Nous avons en nous cette étrange impression que nos morts ne suscitent aucune émotion. Pour nous, il n’y a jamais de deuil national. Il n’y a jamais de commémoration officielle. La classe politique reste muette. Une fois les articles de presse sensationnalistes passés, c’est le retour au silence, et on doit retourner travailler la peur au ventre, en attendant d’être peut-être la prochaine.
Nos morts sont normalisées. Une pute qui meurt c’est un peu comme un personnage de jeu vidéo qu’on tue, ce n’est pas grave. C’est un peu comme une blague sexiste, on en rit, puis on passe à autre chose.
Une femme trans tuée, ça ne reste qu’un « travelo », cette insulte qu’on entend tous les jours de la part des passants, et cette remarque à laquelle on fait face toute sa vie, y compris dans des mouvements politiques qui se disent progressistes et féministes:
« Tu n’es pas une vraie femme ». Et nous comprenons parfaitement ce que cela signifie, à savoir que nous ne faisons pas partie de cette humanité normale qui a droit au respect de sa vie. Nous sommes traitées comme une sous espèce, qu’on peut écraser comme un insecte, au point que la police, ceux qui sont payés pour protéger les citoyens normaux, nous harcèle quotidiennement, nous colle des amendes et détruit nos tentes au cutter, nous appelle « monsieur » pour nous humilier, et nous place en détention dans des cellules pour hommes, où nous sommes agressées par nos codétenus.
Une migrante tuée, c’est une personne dont on pense qu’elle n’a de toute façon pas d’attaches en France. C’est une indésirable en moins. Il n’y aura personne pour protester lorsque son dossier sera classé sans suite, car sa famille, si elle ne l’a pas rejetée, est trop loin pour s’en occuper.
Sa famille pourtant c’est nous. Nous restons dans la vie avec elle dans nos mémoires. Nous continuons à vivre en espérant qu’à force de résister, les choses s’amélioreront peut-être un peu pour celles plus jeunes qui nous remplaceront après nous.

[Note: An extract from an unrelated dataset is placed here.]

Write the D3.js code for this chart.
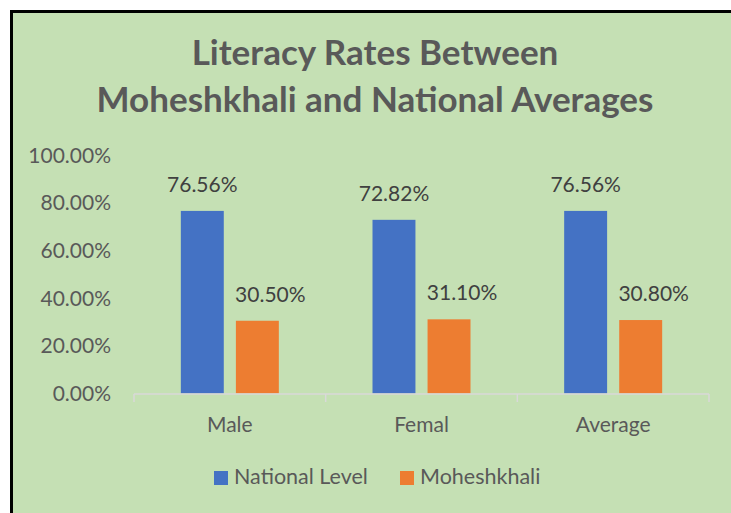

Tout le monde connait le contexte politique, législatif, administratif et social dans lequel nous vivons. Chacun comprendra et jugera de ce qui facilite ou non ces violences. Nous n’avons pas besoin d’insister dans la dénonciation que nous portons déjà tout le temps.
Il nous reste la tristesse, l’amertume, et la colère.
Nous réfléchissons à des actions à venir dans les jours qui viennent et appelons à la mobilisation contre les violences.